Rodriguez warned that unless the bill is quickly reintroduced and passed, 12 million illegal immigrants will hide deeper into the shadow of society, the nation will become more polarized, immigrant animosity will increase, and the nation's borders will continue to be vulnerable.

The chairman of the United States Conference of Catholic Bishops' Committee on Migration also called upon the U.S. Senate to reconsider the immigration bill as soon as possible.

"Our nation cannot afford to wait to resolve this important humanitarian issue," Bishop Gerald R. Barnes said. He noted, however, that the Senate should improve the legislation's treatment of the immigrant family with greater emphasis on family unity.

President Bush, meanwhile, declared from Bulgaria that he plans a rare visit to Capitol Hill on Tuesday to lobby for the immigration bill. The legislation is Bush's top domestic priority and he told reporters in Europe that the bill will survive, according to The Associated Press.

"The fact that he's coming to the Hill is kind of dramatic and shows his dedication to this issue," Sen. Mel Martinez (R-Fla.), who also serves as general chairman of the Republican National Committee, told USA Today on Sunday.

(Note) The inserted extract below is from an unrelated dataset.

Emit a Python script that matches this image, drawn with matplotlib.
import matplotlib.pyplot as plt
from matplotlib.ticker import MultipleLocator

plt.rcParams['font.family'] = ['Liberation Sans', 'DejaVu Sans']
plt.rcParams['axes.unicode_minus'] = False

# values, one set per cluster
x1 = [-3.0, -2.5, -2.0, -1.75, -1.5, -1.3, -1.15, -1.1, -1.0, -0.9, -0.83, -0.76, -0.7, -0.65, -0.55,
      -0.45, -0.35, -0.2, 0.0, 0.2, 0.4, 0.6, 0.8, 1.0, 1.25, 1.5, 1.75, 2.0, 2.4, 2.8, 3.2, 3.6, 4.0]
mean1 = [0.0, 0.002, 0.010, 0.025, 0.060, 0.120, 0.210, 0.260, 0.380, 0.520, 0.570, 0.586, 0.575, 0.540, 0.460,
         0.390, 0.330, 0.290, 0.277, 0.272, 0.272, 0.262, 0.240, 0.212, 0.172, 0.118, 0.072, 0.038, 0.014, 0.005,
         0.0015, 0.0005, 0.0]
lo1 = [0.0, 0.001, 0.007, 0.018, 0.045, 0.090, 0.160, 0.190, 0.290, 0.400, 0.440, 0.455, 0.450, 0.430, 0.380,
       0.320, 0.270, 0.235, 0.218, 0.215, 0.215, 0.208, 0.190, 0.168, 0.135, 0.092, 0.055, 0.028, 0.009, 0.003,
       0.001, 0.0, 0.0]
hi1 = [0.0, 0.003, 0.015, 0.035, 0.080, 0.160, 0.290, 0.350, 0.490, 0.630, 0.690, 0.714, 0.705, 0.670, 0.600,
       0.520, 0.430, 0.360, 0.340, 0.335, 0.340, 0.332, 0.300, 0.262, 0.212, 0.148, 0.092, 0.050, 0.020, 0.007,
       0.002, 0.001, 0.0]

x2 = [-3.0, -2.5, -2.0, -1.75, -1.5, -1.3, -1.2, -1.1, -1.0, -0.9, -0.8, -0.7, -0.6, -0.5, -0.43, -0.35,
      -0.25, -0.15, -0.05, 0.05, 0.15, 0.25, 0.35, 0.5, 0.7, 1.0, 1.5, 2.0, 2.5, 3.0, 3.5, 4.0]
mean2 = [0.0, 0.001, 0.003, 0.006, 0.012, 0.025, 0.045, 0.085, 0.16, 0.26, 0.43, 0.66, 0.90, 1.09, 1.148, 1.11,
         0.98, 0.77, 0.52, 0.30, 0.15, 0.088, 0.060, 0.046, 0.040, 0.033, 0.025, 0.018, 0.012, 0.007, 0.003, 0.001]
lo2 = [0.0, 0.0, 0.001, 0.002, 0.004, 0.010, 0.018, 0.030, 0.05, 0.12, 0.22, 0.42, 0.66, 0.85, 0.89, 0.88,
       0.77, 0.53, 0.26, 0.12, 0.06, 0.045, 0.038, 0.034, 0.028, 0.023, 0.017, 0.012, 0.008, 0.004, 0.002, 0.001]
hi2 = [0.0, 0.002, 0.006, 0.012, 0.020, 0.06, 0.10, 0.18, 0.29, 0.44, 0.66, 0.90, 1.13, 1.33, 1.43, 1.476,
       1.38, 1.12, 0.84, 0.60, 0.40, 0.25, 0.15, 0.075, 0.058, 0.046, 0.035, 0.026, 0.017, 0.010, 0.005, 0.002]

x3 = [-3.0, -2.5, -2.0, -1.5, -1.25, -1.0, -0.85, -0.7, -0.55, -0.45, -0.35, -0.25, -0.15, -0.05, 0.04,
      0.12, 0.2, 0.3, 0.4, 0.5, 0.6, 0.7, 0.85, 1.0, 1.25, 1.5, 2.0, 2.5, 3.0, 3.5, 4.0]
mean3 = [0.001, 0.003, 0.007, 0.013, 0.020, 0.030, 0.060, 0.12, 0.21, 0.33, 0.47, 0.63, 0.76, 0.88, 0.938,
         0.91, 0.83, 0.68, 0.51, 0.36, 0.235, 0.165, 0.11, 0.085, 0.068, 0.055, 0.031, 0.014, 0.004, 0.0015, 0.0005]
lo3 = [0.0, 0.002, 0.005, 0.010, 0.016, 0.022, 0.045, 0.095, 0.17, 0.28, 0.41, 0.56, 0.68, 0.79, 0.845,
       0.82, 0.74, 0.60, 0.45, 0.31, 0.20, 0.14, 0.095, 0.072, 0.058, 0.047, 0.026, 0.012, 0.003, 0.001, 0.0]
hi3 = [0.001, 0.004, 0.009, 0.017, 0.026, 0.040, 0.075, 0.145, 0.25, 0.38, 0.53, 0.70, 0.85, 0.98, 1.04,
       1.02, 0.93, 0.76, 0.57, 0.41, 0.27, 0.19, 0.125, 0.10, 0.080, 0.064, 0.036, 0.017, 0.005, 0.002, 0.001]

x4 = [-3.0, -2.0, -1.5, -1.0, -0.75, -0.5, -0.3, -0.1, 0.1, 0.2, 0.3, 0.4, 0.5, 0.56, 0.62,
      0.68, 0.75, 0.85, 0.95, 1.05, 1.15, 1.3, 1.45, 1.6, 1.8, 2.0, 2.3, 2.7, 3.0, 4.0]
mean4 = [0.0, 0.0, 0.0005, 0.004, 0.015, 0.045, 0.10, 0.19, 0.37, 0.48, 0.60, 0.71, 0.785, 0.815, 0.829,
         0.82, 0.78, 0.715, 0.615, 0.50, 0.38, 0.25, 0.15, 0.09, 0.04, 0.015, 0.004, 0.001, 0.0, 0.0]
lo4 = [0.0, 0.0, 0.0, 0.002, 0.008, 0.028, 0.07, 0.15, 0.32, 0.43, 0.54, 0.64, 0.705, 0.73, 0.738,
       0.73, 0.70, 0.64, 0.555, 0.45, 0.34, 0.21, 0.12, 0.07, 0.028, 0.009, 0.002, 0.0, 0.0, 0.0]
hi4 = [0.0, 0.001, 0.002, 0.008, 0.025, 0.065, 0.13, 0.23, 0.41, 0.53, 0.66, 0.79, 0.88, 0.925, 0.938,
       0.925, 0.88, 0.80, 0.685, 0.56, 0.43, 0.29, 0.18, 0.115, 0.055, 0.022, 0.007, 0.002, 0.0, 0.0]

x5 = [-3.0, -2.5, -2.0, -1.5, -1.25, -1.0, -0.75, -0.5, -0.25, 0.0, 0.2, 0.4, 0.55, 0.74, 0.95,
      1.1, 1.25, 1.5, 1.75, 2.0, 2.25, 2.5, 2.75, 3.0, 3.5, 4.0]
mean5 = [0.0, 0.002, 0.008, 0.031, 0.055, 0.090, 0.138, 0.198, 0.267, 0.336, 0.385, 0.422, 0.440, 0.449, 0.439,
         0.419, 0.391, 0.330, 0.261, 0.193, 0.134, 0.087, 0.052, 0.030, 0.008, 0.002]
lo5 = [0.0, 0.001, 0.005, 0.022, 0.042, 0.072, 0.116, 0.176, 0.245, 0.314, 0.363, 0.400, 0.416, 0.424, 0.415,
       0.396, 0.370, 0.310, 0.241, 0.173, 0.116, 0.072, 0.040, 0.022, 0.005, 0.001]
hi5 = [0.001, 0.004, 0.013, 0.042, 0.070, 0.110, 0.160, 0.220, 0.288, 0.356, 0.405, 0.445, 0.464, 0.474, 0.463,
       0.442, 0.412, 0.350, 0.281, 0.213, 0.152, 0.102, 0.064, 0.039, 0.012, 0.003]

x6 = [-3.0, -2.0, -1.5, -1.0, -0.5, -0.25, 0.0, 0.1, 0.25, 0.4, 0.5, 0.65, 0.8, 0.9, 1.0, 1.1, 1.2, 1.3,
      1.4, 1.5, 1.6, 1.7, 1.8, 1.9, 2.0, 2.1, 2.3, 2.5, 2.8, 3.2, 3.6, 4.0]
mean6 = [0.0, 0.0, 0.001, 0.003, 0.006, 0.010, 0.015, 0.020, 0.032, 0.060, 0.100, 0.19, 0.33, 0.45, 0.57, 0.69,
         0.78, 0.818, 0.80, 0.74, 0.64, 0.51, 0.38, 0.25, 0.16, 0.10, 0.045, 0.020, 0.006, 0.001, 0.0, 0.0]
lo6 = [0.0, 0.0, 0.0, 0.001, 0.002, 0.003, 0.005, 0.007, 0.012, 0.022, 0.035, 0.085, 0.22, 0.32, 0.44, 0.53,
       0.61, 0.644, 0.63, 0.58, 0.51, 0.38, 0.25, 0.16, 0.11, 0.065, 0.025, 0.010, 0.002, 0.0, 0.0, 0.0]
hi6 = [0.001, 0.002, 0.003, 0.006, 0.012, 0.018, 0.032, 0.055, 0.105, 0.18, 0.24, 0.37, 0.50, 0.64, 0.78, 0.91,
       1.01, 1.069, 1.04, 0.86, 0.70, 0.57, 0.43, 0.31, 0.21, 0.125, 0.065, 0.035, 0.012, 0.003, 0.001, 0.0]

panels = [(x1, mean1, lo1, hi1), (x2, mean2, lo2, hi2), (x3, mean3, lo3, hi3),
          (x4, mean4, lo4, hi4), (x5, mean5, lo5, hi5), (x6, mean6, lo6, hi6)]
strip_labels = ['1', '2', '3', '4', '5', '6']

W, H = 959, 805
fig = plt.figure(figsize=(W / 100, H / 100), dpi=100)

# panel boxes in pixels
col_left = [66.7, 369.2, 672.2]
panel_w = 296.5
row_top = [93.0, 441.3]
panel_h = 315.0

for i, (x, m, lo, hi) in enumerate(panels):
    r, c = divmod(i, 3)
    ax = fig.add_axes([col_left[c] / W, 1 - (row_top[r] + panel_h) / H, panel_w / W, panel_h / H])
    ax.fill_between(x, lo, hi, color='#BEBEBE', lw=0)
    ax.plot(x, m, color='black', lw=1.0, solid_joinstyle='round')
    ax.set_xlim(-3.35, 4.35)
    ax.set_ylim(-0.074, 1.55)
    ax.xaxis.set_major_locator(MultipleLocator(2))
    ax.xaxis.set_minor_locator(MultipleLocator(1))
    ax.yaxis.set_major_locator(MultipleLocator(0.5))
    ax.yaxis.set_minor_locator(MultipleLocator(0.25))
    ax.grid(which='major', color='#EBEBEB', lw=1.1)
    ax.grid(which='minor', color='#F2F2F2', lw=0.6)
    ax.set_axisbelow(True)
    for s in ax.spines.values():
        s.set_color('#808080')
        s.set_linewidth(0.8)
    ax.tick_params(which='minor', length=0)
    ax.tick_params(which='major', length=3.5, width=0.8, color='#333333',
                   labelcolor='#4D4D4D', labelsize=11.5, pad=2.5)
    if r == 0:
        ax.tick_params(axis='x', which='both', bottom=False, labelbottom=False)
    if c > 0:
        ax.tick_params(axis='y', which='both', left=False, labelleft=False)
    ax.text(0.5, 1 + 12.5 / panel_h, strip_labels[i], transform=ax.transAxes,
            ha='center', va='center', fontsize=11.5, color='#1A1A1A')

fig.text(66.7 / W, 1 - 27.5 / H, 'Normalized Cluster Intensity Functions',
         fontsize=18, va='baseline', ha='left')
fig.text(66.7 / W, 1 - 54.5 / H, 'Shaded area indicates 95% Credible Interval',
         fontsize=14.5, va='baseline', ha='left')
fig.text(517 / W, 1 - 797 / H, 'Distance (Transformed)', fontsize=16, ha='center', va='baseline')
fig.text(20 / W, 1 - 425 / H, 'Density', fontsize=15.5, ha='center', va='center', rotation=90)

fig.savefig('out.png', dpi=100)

Other Christian leaders, however, focused on calling Bush and Congress to draw up a new bill with more emphasis on family preservation rather than calling for the revival of the current bill.

"Now is the time for President Bush and Congress to enact a bill that is truly humane and pro-family," said Ralston H. Deffenbaugh Jr., president of Lutheran Immigration and Refugee Service (LIRS), in a statement.

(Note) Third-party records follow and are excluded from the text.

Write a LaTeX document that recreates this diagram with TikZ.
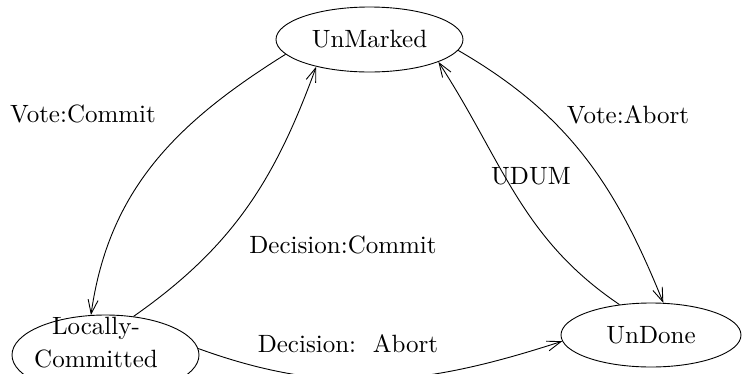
\documentclass[tikz,border=0pt]{standalone}
\usepackage{tikz}
\usepackage{graphicx}
\usetikzlibrary{arrows.meta,shapes.geometric}
\newcommand{\bigtxt}[1]{\scalebox{2.5}{#1}}
\renewcommand{\arraystretch}{1.1}

\begin{document}
\begin{tikzpicture}[x=1pt, y=1pt,
		state/.style={draw, ellipse, line width=0.9pt, inner sep=0pt, minimum width=187pt, minimum height=65pt},
		trans/.style={line width=0.9pt, -{Straight Barb[length=14pt, width=10pt]}},
		lbl/.style={anchor=base, inner sep=0pt}]
		%%%%% START %%%%%
		
		\useasboundingbox (0, 0) rectangle (742, -373);
		\clip (0, 0) rectangle (742, -373);
		
		\node[state] (um) at (369.5, -39.5) {\bigtxt{UnMarked}};
		\node[state, minimum height=80pt] (lc) at (105.5, -355) {\bigtxt{\makebox[0pt]{\smash{\raisebox{1.8pt}{\begin{tabular}{@{}c@{}}Locally-\\Committed\end{tabular}}}\hspace{7.6pt}}}};
		\node[state, minimum width=180pt, minimum height=64pt] (ud) at (651, -335) {\bigtxt{UnDone}};
		
		\draw[trans] (um.190) to[out=212, in=82] (lc.110);
		\draw[trans] (lc.54) to[out=35, in=250] (um.207);
		\draw[trans] (um.353) to[out=-30, in=112] (ud.69);
		\draw[trans] (ud.136) to[out=146, in=303] (um.342);
		\draw[trans] (lc.4) to[out=-20, in=198] (ud.184);
		
		\node[lbl] (vc) at (83, -122) {\bigtxt{Vote:Commit}};
		\node[lbl] (dc) at (343, -253) {\bigtxt{Decision:Commit}};
		\node[lbl] (va) at (628, -123) {\bigtxt{Vote:Abort}};
		\node[lbl] (udum) at (531, -184) {\bigtxt{UDUM}};
		\node[lbl] (da) at (348, -352) {\bigtxt{Decision:\ \ Abort}};
		
		%%%%% END %%%%%
\end{tikzpicture}
\end{document}
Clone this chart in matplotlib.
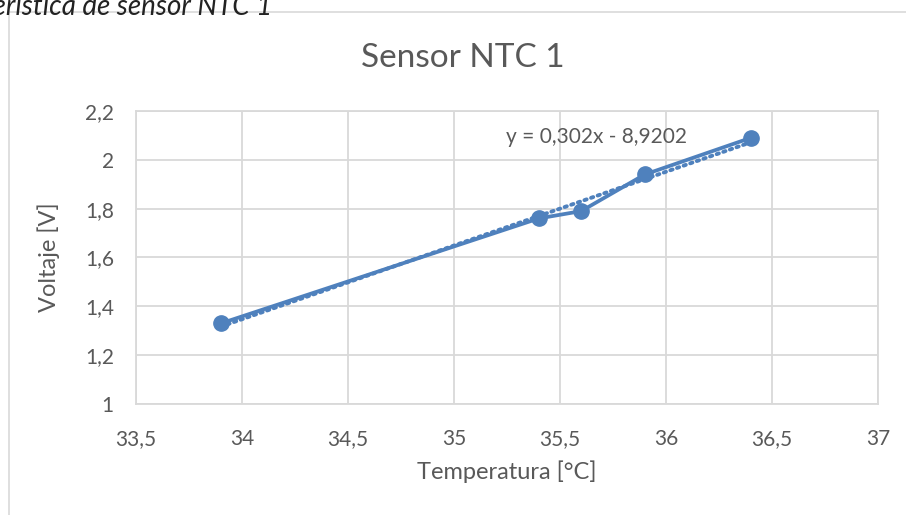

"After painstaking deliberation, we opposed the Senate bill," said Deffenbaugh. "While it would have some positive impact in the short term, such as providing documentation to undocumented people and reducing the family backlog, the long-term consequences would have been to abandon family unity as a cornerstone of U.S. immigration law.

"Overall, it was not the comprehensive fix that our broken immigration system requires."

The comprehensive immigration reform bill was the product of a bipartisan group of Senators and White House negotiators. It would essentially provide a way for 12 million illegal immigrants to become citizens, boost up border security, enforce new and stricter laws banning employers from hiring illegal workers, and give citizenship priority to job skills over family ties.

"Immigration reform is not a political, Democratic, or Republican issue; it is above all a moral issue," Rodriguez declared. "Congress said no to treating the immigrant in a humane and biblical manner and to applying the rule of law."

The Hispanic NAE is mobilizing some 18,000 churches to contact members of Congress to pass the Comprehensive Immigration Reform legislation.